Посвящение

Хелена Лосе
     Высокое окно на веранду распахнуто. Свежий, теплый ветерок треплет прозрачную тюль. Под потолком ненавязчиво порхает музыка Шуберта, кружась вокруг люстры. Белая чашка на стеклянном столике источает запах свеже– сваренного горячего шоколада. Я полулежу на плетеной кушетке, в руках старая книга, читаю роман.
Уши уловили шорох колес по мелкому гравию. Серый «мерседес» мягко остановился, и мотор затих. Приехала подруга. Звонкое цоканье каблуков по мраморному полу заставило меня подняться с кушетки, отложить пожелтевший роман в сторону и приветливо улыбнуться. Прошла босиком на кухню по теплым плитам, чтобы приготовить еще одну чашку горячего шоколада.

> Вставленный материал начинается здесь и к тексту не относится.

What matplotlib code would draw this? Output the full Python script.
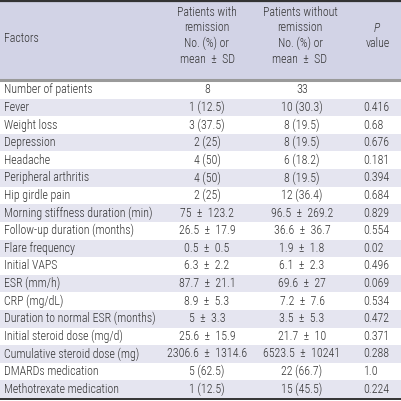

Подруга бросала в воздух витиеватые фразы ни о чем. Слова ни о чем выстраивались в пляшущий хоровод и, бесцеремонно толкаясь, влезали в уши.
Я вернулась в комнату и протянула подруге чашку, наполненную шоколадом, а подруга неуловимым, изощренным движением юрко укусила меня в ладонь. Острые зубы пронзили кожу, и мелкие капельки крови упали на пол. Подруга этого не заметила и, помешивая шоколад, плела узоры из поблекших рассказов.
Музыка Шуберта испугалась, остановилась у люстры, проплыла осторожно вдоль стены и спряталась за шкаф, кротко умолкнув. Теплый ветерок поспешно выскользнул на веранду, бросив безжизненно свисать прозрачную тюль. Многословие сдавило шею, и стало тяжело дышать, как вдруг подруга проворно и глубоко вонзила острый шип в мой правый бок, улыбнулась и, достав сверкающее зеркальце из сумочки, поправила правильный макияж. На моем правом боку кожа припухла и покраснела, исторгая из себя ядовитый шип.
Я отодвинула чашку с шоколадом. Шоколад потерял тепло, застыл и покрылся мелкими трещинами. Часы на стене возмущенно перестали отстукивать время. Подруга взглянула на остановившиеся часы и сказала, что ей пора бежать. Я вышла ее проводить и, закрывая входную дверь, подпрыгнула от неожиданности. Подруга, изловчившись, шустро цапнула меня в голую стопу, улыбнулась, помахала рукой и уверенно нажала на газ, закрывая окно «мерседеса». Когда стих шум отъезжающей машины, я вернулась в комнату.
Хромая на одну ногу, изнемогая от усталости и оставляя на полированных плитах темные, густые капли крови, я добрела до кушетки. Прилегла на взбитую подушку, взяла роман, но книга безжизненно выпала из рук на пол.
Часы подумали и стали вновь послушно отстукивать время. Когда отстучали час и еще пятнадцать минут, послышались другие шаги. От этих шагов боль в боку поутихла, стало легче дышать, и я повернула голову.
В комнату вошел муж, увидел темные капли на мраморном полу и роман под кушеткой, подошел ко мне, присел рядом, бережно взял в большие руки мою ладонь, поцеловал укус и белая кожа зарубцевалась. Взглянул на бежевое платье, ему не понравилось на нем алое пятно, тогда он заметил острый шип в моем правом боку и, не раздумывая, мгновенно вытащил его и бросил в камин. Кожа с благодарностью вздохнула, и бордовая опухоль спала.
Послышалось легкое трепетание тюли – ветерок свежести вернулся с веранды, разгоняя чужое удушье, развязывая на шее галстук пустословия. Муж улыбнулся, погладил мою голую стопу и бережно поставил на пол. Она перестала кровоточить и болезненно ныть. Музыка Шуберта выглянула из-за шкафа, осмотрелась и бесстрашно взвилась под потолок, зазвучав с новой силой где-то у люстры.
Муж взял со стола чашку застывшего шоколада, теплое дыхание растопило поверхность в мелких трещинах. Шоколад согрелся в сильных ладонях, растаял, и тепло сладко-горького аромата, как и прежде, закружило в атмосфере вечера.